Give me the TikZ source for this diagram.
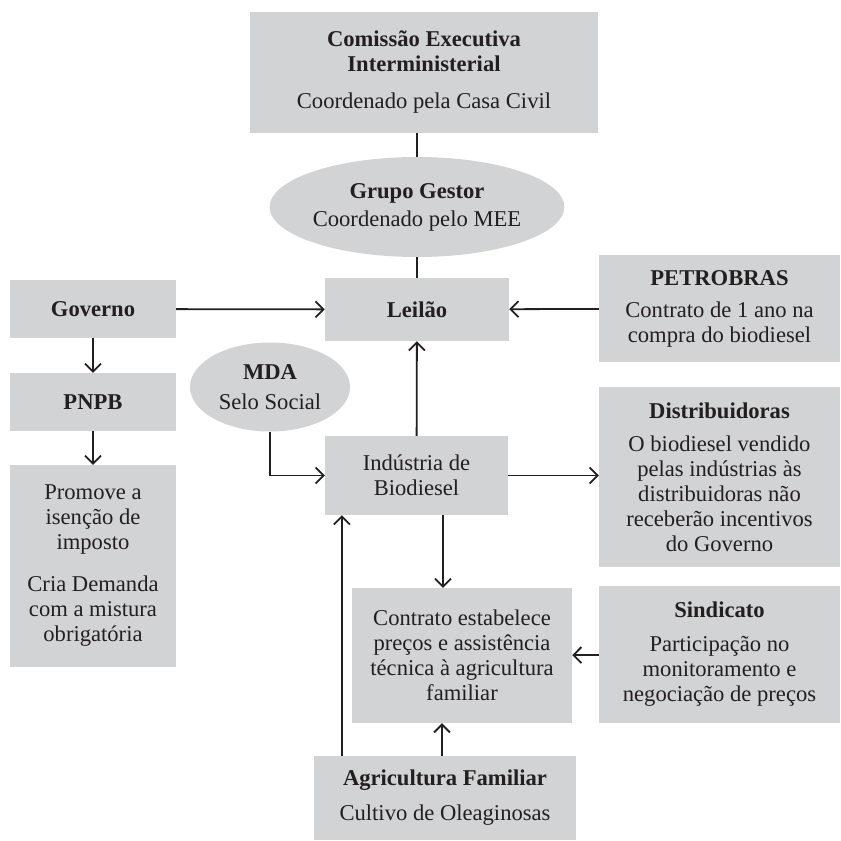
\documentclass[tikz,border=0pt]{standalone}
\usepackage{fontspec}
\setmainfont{Liberation Serif}
\usepackage{tikz}
\usetikzlibrary{arrows.meta,shapes.geometric}
\definecolor{boxgray}{RGB}{209,211,212}
\definecolor{ink}{RGB}{35,31,32}
\tikzset{
box/.style = {rectangle, fill=boxgray, inner sep=0pt,
              align=center, text=ink},
oval/.style = {ellipse, fill=boxgray, inner sep=0pt,
               align=center, text=ink}
}
\tikzset{
link/.style = {draw=ink, line width=1.8pt},
>={Straight Barb[length=8pt,width=16pt]} % open arrow heads
}

\begin{document}
\begin{tikzpicture}[x=1pt, y=-1pt, font=\fontsize{22.6}{25}\selectfont]
\useasboundingbox (0,0) rectangle (841,841);

\node[box, minimum width=348, minimum height=121] (comissao) at (424,72.5)
  {\textbf{Comissão Executiva}\\\textbf{Interministerial}\\[12pt]Coordenado pela Casa Civil};
\node[oval, minimum width=281, minimum height=100] (gestor) at (417,207)
  {\textbf{Grupo Gestor}\\[3pt]Coordenado pelo MEE};
\node[box, minimum width=184, minimum height=63] (leilao) at (417,309.5) {\textbf{Leilão}};
\node[box, minimum width=166, minimum height=58] (governo) at (93,309) {\textbf{Governo}};
\node[box, minimum width=166, minimum height=58] (pnpb) at (93,402) {\textbf{PNPB}};
\node[box, minimum width=166, minimum height=202] (promove) at (93,566)
  {Promove a\\isenção de\\imposto\\[17pt]Cria Demanda\\com a mistura\\obrigatória};
\node[oval, minimum width=160, minimum height=89] (mda) at (270,387)
  {\textbf{MDA}\\[5pt]Selo Social};
\node[box, minimum width=183, minimum height=79] (industria) at (416.5,475.5)
  {Indústria de\\Biodiesel};
\node[box, minimum width=241, minimum height=107] (petrobras) at (719.5,308.5)
  {\textbf{PETROBRAS}\\[7pt]Contrato de 1 ano na\\compra do biodiesel};
\node[box, minimum width=241, minimum height=180] (distrib) at (719.5,477)
  {\textbf{Distribuidoras}\\[8pt]O biodiesel vendido\\pelas indústrias às\\distribuidoras não\\receberão incentivos\\do Governo};
\node[box, minimum width=220, minimum height=135] (contrato) at (462,655.5)
  {Contrato estabelece\\preços e assistência\\técnica à agricultura\\familiar};
\node[box, minimum width=241, minimum height=137] (sindicato) at (719.5,654.5)
  {\textbf{Sindicato}\\[9pt]Participação no\\monitoramento e\\negociação de preços};
\node[box, minimum width=262, minimum height=84] (agricultura) at (445,798)
  {\textbf{Agricultura Familiar}\\[10pt]Cultivo de Oleaginosas};

\draw [link] (gestor.north |- comissao.south) -- (gestor.north);
\draw [link] (gestor.south) -- (leilao.north);
\draw [->, link] (governo) -- (leilao);
\draw [->, link] (petrobras) -- (leilao);
\draw [->, link] (governo) -- (pnpb);
\draw [->, link] (pnpb) -- (promove);
\draw [->, link] (mda.south) |- (industria.west);
\draw [->, link] (industria) -- (leilao);
\draw [->, link] (industria.east) -- (industria.east -| distrib.west);
\draw [->, link] ([xshift=26.5pt]industria.south) -- ([xshift=26.5pt]industria.south |- contrato.north);
\draw [->, link] (sindicato) -- (contrato);
\draw [->, link] ([xshift=-3pt]agricultura.north) -- ([xshift=-3pt]agricultura.north |- contrato.south);
\draw [->, link] ([xshift=28pt]agricultura.north west) -- ([xshift=28pt]agricultura.north west |- industria.south);
\end{tikzpicture}
\end{document}
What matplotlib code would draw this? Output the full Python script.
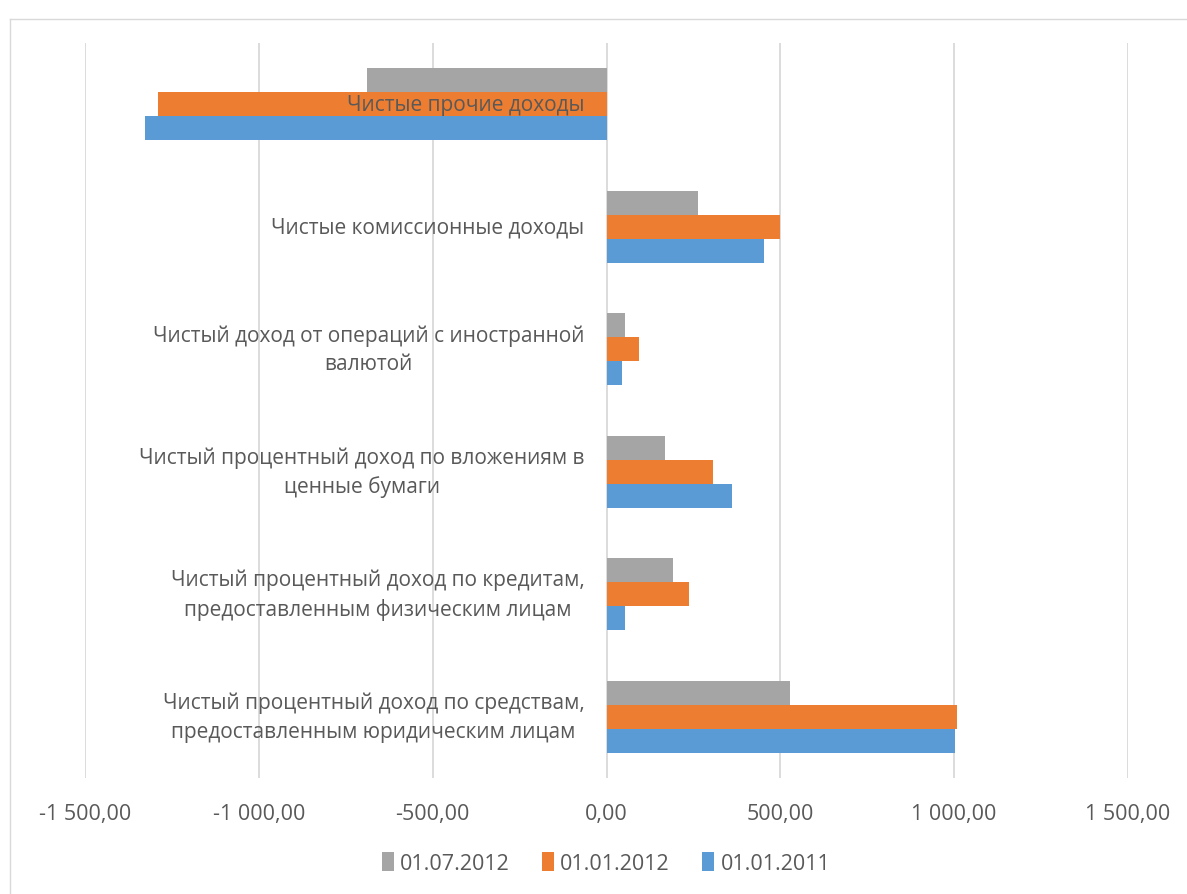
import numpy as np
import matplotlib
matplotlib.use('Agg')
import matplotlib.pyplot as plt
from matplotlib.transforms import offset_copy
from matplotlib.ticker import FuncFormatter

plt.rcParams['font.family'] = ['Open Sans', 'DejaVu Sans']

# categories, bottom to top (Excel order)
categories = [
    'Чистый процентный доход по средствам,\nпредоставленным юридическим лицам',
    'Чистый процентный доход по кредитам,\nпредоставленным физическим лицам',
    'Чистый процентный доход по вложениям в\nценные бумаги',
    'Чистый доход от операций с иностранной\nвалютой',
    'Чистые комиссионные доходы',
    'Чистые прочие доходы',
]
series_names = ['01.01.2011', '01.01.2012', '01.07.2012']
v_2011 = [1003, 52, 361, 46, 452, -1328]
v_2012 = [1007, 237, 305, 94, 499, -1290]
v_2012_07 = [529, 191, 167, 52, 262, -690]
colors = ['#5b9bd5', '#ed7d31', '#a5a5a5']

fig = plt.figure(figsize=(11.87, 8.95), dpi=100)
ax = fig.add_axes([85/1187, 1 - 779/895, (1128-85)/1187, (779-44)/895])

y = np.arange(len(categories))
h = 0.195
bars = []
for i, vals in enumerate([v_2011, v_2012, v_2012_07]):
    b = ax.barh(y + (i - 1) * h, vals, height=h, color=colors[i],
                label=series_names[i], zorder=2)
    bars.append(b)

ax.set_xlim(-1500, 1500)
ax.set_ylim(-0.5, len(categories) - 0.5)
ax.set_xticks(np.arange(-1500, 1501, 500))
ax.xaxis.set_major_formatter(FuncFormatter(
    lambda v, p: '{:,.2f}'.format(v).replace(',', ' ').replace('.', ',')))
ax.grid(axis='x', color='#d9d9d9', linewidth=1.3, zorder=0)
ax.set_yticks([])
for s in ax.spines.values():
    s.set_visible(False)
ax.tick_params(axis='x', length=0, pad=18, labelsize=15.5, labelcolor='#595959')

tr = offset_copy(ax.transData, fig=fig, x=-22, y=0, units='dots')
for yi, lab in zip(y, categories):
    ax.text(0, yi, lab, transform=tr, ha='right', va='center',
            multialignment='center', fontsize=15, color='#595959',
            linespacing=1.45, zorder=5)

handles = [bars[2], bars[1], bars[0]]
leg = fig.legend(handles, [series_names[2], series_names[1], series_names[0]],
                 loc='center', bbox_to_anchor=(606/1187, 1 - 864/895), ncol=3,
                 frameon=False, fontsize=15.5, handlelength=0.55, handleheight=1.0,
                 handletextpad=0.3, columnspacing=1.5)
for t in leg.get_texts():
    t.set_color('#595959')

# chart area border
fig.add_artist(plt.Line2D([10/1187, 10/1187], [0, 1 - 20/895],
                          transform=fig.transFigure, color='#d9d9d9', lw=1))
fig.add_artist(plt.Line2D([10/1187, 1], [1 - 20/895, 1 - 20/895],
                          transform=fig.transFigure, color='#d9d9d9', lw=1))

fig.savefig('out.png', dpi=100)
====
• **AIM OF THE TASK**
Skip the pictures. Set down only the lines from the one containing "What matplotlib code" through the one containing "pad=18, labelsize=15.5, labelcolor='#595959')", exactly as they appear, ends included.

• **CORRECT OUTPUT**
What matplotlib code would draw this? Output the full Python script.
import numpy as np
import matplotlib
matplotlib.use('Agg')
import matplotlib.pyplot as plt
from matplotlib.transforms import offset_copy
from matplotlib.ticker import FuncFormatter

plt.rcParams['font.family'] = ['Open Sans', 'DejaVu Sans']

# categories, bottom to top (Excel order)
categories = [
    'Чистый процентный доход по средствам,\nпредоставленным юридическим лицам',
    'Чистый процентный доход по кредитам,\nпредоставленным физическим лицам',
    'Чистый процентный доход по вложениям в\nценные бумаги',
    'Чистый доход от операций с иностранной\nвалютой',
    'Чистые комиссионные доходы',
    'Чистые прочие доходы',
]
series_names = ['01.01.2011', '01.01.2012', '01.07.2012']
v_2011 = [1003, 52, 361, 46, 452, -1328]
v_2012 = [1007, 237, 305, 94, 499, -1290]
v_2012_07 = [529, 191, 167, 52, 262, -690]
colors = ['#5b9bd5', '#ed7d31', '#a5a5a5']

fig = plt.figure(figsize=(11.87, 8.95), dpi=100)
ax = fig.add_axes([85/1187, 1 - 779/895, (1128-85)/1187, (779-44)/895])

y = np.arange(len(categories))
h = 0.195
bars = []
for i, vals in enumerate([v_2011, v_2012, v_2012_07]):
    b = ax.barh(y + (i - 1) * h, vals, height=h, color=colors[i],
                label=series_names[i], zorder=2)
    bars.append(b)

ax.set_xlim(-1500, 1500)
ax.set_ylim(-0.5, len(categories) - 0.5)
ax.set_xticks(np.arange(-1500, 1501, 500))
ax.xaxis.set_major_formatter(FuncFormatter(
    lambda v, p: '{:,.2f}'.format(v).replace(',', ' ').replace('.', ',')))
ax.grid(axis='x', color='#d9d9d9', linewidth=1.3, zorder=0)
ax.set_yticks([])
for s in ax.spines.values():
    s.set_visible(False)
ax.tick_params(axis='x', length=0, pad=18, labelsize=15.5, labelcolor='#595959')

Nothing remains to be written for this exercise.